WHAT IS REQUIRED
Print exactly what lies from the line with "Rebuild this chart" down to the line with "b_limit_y = [0.915, 0.075]", counting both of those lines, but not the pictures.

>> start

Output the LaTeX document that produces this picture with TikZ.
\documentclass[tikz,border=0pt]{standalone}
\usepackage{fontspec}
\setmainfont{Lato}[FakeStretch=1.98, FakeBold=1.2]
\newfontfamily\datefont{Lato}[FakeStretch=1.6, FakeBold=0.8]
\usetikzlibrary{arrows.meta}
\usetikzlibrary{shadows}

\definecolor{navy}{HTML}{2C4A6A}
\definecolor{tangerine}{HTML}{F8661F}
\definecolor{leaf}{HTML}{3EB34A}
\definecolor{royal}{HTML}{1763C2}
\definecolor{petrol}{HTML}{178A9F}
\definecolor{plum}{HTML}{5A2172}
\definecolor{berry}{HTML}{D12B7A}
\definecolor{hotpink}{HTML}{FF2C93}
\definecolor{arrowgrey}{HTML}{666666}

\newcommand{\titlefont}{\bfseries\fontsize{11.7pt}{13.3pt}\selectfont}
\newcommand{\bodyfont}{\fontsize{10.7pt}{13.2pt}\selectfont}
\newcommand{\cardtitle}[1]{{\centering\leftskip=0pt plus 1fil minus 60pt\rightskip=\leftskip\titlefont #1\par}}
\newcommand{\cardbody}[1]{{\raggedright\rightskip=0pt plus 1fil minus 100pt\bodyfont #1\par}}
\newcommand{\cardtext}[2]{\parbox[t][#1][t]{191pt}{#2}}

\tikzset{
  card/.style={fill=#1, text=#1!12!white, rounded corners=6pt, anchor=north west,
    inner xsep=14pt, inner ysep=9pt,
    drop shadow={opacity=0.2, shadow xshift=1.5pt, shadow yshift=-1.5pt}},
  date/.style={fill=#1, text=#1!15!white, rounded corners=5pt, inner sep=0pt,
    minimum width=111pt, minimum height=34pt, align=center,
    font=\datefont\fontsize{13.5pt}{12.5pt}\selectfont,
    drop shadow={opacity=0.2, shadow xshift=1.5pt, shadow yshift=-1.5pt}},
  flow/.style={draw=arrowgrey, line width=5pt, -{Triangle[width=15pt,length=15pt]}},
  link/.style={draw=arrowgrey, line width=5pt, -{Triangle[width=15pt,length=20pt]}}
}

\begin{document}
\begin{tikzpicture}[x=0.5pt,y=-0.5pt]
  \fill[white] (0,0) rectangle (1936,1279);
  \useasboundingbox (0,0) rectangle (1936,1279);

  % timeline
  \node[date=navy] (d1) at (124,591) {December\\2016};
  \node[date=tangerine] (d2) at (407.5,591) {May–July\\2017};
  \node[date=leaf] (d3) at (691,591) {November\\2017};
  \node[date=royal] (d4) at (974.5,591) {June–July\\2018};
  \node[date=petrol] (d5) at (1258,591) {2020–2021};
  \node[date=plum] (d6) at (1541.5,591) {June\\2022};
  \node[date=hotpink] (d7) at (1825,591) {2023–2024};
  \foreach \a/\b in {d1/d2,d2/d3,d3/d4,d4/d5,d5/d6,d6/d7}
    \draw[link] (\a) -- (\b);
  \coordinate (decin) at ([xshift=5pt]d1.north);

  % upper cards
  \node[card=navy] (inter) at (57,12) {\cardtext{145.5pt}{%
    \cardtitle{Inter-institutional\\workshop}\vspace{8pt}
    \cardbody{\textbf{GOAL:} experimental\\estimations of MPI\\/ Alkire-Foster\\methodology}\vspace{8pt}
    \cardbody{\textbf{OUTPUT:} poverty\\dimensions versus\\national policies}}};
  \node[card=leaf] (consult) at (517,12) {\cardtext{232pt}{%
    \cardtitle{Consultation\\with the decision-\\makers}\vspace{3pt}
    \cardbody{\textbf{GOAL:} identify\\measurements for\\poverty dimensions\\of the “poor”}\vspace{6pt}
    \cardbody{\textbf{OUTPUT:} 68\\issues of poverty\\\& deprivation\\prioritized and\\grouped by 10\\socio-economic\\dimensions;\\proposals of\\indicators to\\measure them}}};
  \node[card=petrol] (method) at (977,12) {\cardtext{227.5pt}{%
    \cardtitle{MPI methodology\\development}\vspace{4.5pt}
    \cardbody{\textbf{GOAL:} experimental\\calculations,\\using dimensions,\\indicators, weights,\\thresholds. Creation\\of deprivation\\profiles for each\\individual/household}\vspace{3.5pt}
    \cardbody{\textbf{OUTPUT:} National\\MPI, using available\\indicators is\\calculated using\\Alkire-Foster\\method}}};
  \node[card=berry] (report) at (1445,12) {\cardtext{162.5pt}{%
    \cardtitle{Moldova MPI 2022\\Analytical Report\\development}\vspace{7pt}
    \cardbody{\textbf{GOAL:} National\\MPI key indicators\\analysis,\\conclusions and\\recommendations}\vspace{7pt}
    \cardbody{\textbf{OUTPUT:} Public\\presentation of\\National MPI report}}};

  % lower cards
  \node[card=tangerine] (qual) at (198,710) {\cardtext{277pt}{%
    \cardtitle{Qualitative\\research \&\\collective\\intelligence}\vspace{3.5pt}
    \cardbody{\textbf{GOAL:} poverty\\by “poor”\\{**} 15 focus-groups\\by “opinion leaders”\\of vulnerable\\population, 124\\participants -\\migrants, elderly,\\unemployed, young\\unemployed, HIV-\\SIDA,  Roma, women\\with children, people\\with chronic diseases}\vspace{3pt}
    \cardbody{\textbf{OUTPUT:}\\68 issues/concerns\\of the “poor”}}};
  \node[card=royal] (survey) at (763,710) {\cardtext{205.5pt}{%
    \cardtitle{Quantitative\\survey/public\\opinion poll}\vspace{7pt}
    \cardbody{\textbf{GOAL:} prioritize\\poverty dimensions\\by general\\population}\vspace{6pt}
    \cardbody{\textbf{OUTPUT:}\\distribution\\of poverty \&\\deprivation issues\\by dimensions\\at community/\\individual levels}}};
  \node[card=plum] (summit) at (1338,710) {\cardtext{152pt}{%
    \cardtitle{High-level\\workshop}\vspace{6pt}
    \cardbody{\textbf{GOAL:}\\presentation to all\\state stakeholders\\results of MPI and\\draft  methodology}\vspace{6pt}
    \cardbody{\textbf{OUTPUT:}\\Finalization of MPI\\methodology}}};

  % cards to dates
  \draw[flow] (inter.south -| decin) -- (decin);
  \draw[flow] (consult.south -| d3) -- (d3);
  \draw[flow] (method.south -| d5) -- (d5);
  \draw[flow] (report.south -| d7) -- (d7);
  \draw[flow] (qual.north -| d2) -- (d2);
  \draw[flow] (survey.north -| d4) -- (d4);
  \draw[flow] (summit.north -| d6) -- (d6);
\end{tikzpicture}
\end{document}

>> end
>> start

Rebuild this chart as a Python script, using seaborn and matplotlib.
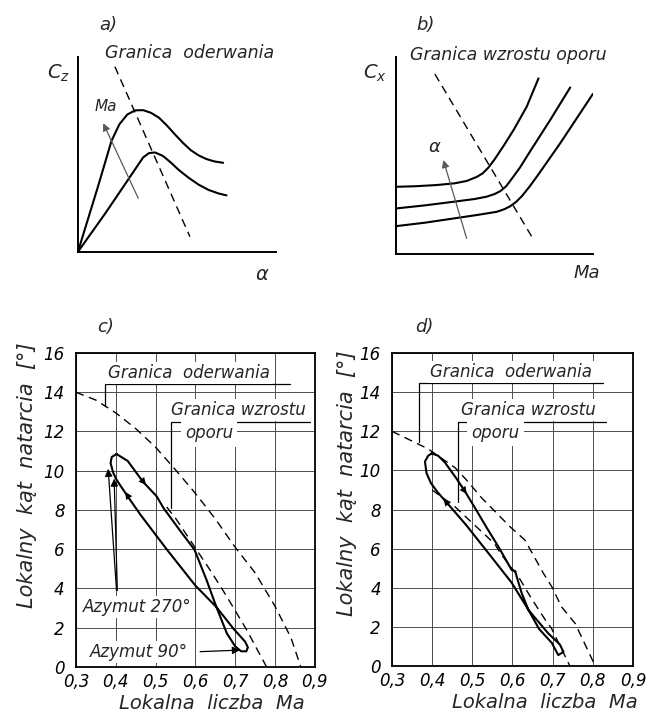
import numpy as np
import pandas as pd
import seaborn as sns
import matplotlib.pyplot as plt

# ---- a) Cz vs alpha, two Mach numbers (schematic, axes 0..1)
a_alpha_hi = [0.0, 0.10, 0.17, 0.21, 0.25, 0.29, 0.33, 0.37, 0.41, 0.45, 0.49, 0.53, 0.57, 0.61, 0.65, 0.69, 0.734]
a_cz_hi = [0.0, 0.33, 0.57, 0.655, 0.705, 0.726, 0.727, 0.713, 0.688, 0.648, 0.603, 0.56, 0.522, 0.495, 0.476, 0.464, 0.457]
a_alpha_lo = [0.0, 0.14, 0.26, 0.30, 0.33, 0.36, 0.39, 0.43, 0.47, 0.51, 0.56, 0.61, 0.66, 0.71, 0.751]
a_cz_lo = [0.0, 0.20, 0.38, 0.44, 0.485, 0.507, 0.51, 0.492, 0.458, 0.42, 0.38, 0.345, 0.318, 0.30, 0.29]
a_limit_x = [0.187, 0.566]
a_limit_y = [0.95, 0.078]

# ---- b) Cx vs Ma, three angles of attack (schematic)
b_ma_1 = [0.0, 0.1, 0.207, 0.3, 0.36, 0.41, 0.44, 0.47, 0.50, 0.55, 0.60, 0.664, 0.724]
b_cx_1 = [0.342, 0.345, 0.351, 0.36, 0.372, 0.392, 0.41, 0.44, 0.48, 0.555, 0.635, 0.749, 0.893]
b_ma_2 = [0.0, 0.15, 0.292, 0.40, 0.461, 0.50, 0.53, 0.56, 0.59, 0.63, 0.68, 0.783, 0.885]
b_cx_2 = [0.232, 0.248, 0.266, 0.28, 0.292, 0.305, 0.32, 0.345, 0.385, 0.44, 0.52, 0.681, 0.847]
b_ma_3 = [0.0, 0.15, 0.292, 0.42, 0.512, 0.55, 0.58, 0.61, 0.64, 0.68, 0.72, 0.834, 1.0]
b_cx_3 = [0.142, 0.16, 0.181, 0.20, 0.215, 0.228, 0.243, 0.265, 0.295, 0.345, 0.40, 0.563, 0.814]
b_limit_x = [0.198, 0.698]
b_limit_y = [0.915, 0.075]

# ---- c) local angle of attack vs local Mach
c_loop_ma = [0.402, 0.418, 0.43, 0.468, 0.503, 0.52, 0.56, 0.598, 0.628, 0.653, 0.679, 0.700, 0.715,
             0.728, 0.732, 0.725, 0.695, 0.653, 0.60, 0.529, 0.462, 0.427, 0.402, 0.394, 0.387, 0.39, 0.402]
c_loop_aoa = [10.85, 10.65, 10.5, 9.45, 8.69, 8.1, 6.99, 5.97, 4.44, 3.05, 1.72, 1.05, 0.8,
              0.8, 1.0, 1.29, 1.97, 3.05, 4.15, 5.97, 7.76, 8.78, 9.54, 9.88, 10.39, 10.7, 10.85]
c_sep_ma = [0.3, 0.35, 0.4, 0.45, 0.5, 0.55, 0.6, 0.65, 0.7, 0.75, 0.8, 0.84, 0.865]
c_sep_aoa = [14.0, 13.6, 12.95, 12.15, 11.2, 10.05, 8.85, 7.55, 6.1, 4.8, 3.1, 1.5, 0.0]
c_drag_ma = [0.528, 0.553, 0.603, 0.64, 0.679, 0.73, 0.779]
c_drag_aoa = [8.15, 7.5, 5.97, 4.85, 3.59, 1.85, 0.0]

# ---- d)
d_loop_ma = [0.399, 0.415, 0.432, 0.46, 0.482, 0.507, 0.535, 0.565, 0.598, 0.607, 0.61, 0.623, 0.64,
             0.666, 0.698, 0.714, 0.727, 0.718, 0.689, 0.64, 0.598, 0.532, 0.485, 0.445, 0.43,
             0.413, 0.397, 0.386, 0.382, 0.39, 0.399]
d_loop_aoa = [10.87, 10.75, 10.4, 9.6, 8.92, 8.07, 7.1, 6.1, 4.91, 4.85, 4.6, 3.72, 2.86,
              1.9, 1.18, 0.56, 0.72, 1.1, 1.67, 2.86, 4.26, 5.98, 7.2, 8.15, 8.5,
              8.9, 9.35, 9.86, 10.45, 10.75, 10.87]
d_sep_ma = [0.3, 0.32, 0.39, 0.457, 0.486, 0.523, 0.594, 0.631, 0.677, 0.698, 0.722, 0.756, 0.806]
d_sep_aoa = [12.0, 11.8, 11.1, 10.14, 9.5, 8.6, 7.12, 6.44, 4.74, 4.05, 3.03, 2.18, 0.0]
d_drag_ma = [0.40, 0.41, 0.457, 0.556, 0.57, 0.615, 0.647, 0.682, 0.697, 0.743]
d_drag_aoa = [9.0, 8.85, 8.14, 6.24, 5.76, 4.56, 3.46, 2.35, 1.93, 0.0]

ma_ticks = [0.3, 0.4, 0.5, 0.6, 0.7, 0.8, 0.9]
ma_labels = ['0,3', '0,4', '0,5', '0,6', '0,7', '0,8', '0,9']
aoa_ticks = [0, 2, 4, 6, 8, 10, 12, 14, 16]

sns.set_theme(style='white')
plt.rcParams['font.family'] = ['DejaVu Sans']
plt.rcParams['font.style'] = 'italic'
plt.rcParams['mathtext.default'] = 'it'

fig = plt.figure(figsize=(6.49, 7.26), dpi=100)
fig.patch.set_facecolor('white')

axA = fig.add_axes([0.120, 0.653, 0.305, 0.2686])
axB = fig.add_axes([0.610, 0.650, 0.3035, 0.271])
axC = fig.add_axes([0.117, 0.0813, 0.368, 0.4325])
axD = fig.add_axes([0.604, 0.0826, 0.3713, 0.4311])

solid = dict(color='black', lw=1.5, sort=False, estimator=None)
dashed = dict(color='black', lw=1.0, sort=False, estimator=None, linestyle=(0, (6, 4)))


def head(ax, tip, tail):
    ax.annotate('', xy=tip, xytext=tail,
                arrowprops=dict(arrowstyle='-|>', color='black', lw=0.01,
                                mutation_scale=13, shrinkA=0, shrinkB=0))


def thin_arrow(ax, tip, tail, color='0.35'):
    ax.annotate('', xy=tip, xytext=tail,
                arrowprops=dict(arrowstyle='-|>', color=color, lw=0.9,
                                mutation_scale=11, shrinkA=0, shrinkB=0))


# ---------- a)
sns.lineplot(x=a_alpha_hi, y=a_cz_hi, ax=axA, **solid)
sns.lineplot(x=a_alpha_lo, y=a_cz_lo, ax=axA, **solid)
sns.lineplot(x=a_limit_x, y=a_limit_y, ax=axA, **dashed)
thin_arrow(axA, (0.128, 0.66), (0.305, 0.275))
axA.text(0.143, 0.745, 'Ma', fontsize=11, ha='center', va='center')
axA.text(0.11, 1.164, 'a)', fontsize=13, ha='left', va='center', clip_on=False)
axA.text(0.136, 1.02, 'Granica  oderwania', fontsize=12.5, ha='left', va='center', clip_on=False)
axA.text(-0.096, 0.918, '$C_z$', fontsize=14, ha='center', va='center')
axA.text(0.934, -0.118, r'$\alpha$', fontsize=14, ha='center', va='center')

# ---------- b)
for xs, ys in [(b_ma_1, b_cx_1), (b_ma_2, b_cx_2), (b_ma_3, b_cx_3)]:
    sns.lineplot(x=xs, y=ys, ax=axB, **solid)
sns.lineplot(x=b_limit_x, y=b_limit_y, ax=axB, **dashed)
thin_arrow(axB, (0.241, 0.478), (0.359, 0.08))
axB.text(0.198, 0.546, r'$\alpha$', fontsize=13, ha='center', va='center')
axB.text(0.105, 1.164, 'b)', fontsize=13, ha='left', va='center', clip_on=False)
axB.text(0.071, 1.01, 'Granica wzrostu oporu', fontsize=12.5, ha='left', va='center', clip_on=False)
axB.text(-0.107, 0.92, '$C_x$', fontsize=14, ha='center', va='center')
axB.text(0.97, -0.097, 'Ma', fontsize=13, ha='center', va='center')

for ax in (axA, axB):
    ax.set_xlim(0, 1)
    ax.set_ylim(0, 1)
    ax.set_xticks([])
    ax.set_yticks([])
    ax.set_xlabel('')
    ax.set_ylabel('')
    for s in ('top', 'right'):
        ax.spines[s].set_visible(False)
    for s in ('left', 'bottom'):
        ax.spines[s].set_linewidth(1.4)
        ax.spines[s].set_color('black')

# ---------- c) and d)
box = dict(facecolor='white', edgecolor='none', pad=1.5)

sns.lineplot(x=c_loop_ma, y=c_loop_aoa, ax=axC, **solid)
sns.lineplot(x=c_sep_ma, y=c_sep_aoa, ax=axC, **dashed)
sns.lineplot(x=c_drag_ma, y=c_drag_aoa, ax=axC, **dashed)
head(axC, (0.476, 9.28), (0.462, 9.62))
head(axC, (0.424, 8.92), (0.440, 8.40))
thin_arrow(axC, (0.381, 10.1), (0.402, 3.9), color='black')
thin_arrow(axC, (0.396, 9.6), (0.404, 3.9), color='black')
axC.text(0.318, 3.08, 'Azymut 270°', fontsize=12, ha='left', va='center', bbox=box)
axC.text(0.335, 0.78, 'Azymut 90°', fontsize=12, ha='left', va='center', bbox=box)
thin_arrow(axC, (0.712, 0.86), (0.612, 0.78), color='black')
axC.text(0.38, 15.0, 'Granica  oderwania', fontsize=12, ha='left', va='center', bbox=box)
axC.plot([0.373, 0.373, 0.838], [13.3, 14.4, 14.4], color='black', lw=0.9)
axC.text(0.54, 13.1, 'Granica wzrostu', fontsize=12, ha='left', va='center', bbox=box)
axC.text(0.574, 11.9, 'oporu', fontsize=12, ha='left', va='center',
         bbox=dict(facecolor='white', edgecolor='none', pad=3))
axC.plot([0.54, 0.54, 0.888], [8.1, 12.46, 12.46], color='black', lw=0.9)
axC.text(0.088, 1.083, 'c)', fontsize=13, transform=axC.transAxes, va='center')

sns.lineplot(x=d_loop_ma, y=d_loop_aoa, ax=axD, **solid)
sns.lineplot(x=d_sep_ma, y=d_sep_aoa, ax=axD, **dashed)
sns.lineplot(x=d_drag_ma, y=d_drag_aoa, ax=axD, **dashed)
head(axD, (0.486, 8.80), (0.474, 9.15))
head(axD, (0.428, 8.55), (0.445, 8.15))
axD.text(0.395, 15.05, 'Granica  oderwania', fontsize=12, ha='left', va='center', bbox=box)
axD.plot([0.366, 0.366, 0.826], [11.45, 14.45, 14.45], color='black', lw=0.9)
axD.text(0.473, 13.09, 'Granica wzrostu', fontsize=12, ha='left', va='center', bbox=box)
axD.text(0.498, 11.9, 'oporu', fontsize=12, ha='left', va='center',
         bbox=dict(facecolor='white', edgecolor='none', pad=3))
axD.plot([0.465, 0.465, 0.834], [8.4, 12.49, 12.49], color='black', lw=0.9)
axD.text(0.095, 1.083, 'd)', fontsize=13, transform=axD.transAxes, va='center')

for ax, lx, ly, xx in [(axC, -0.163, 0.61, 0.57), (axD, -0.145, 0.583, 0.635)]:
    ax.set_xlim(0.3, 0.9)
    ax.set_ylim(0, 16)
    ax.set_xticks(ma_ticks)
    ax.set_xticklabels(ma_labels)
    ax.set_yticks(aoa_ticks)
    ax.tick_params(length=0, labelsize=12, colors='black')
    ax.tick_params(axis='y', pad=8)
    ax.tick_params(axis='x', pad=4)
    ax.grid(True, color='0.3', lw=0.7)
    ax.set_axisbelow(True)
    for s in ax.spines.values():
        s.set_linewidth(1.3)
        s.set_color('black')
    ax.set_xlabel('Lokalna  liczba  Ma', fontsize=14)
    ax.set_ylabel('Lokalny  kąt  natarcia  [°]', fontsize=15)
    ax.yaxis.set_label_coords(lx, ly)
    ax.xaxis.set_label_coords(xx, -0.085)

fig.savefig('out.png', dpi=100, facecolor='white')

>> end

ANSWER TO THE TASK
Rebuild this chart as a Python script, using seaborn and matplotlib.
import numpy as np
import pandas as pd
import seaborn as sns
import matplotlib.pyplot as plt

# ---- a) Cz vs alpha, two Mach numbers (schematic, axes 0..1)
a_alpha_hi = [0.0, 0.10, 0.17, 0.21, 0.25, 0.29, 0.33, 0.37, 0.41, 0.45, 0.49, 0.53, 0.57, 0.61, 0.65, 0.69, 0.734]
a_cz_hi = [0.0, 0.33, 0.57, 0.655, 0.705, 0.726, 0.727, 0.713, 0.688, 0.648, 0.603, 0.56, 0.522, 0.495, 0.476, 0.464, 0.457]
a_alpha_lo = [0.0, 0.14, 0.26, 0.30, 0.33, 0.36, 0.39, 0.43, 0.47, 0.51, 0.56, 0.61, 0.66, 0.71, 0.751]
a_cz_lo = [0.0, 0.20, 0.38, 0.44, 0.485, 0.507, 0.51, 0.492, 0.458, 0.42, 0.38, 0.345, 0.318, 0.30, 0.29]
a_limit_x = [0.187, 0.566]
a_limit_y = [0.95, 0.078]

# ---- b) Cx vs Ma, three angles of attack (schematic)
b_ma_1 = [0.0, 0.1, 0.207, 0.3, 0.36, 0.41, 0.44, 0.47, 0.50, 0.55, 0.60, 0.664, 0.724]
b_cx_1 = [0.342, 0.345, 0.351, 0.36, 0.372, 0.392, 0.41, 0.44, 0.48, 0.555, 0.635, 0.749, 0.893]
b_ma_2 = [0.0, 0.15, 0.292, 0.40, 0.461, 0.50, 0.53, 0.56, 0.59, 0.63, 0.68, 0.783, 0.885]
b_cx_2 = [0.232, 0.248, 0.266, 0.28, 0.292, 0.305, 0.32, 0.345, 0.385, 0.44, 0.52, 0.681, 0.847]
b_ma_3 = [0.0, 0.15, 0.292, 0.42, 0.512, 0.55, 0.58, 0.61, 0.64, 0.68, 0.72, 0.834, 1.0]
b_cx_3 = [0.142, 0.16, 0.181, 0.20, 0.215, 0.228, 0.243, 0.265, 0.295, 0.345, 0.40, 0.563, 0.814]
b_limit_x = [0.198, 0.698]
b_limit_y = [0.915, 0.075]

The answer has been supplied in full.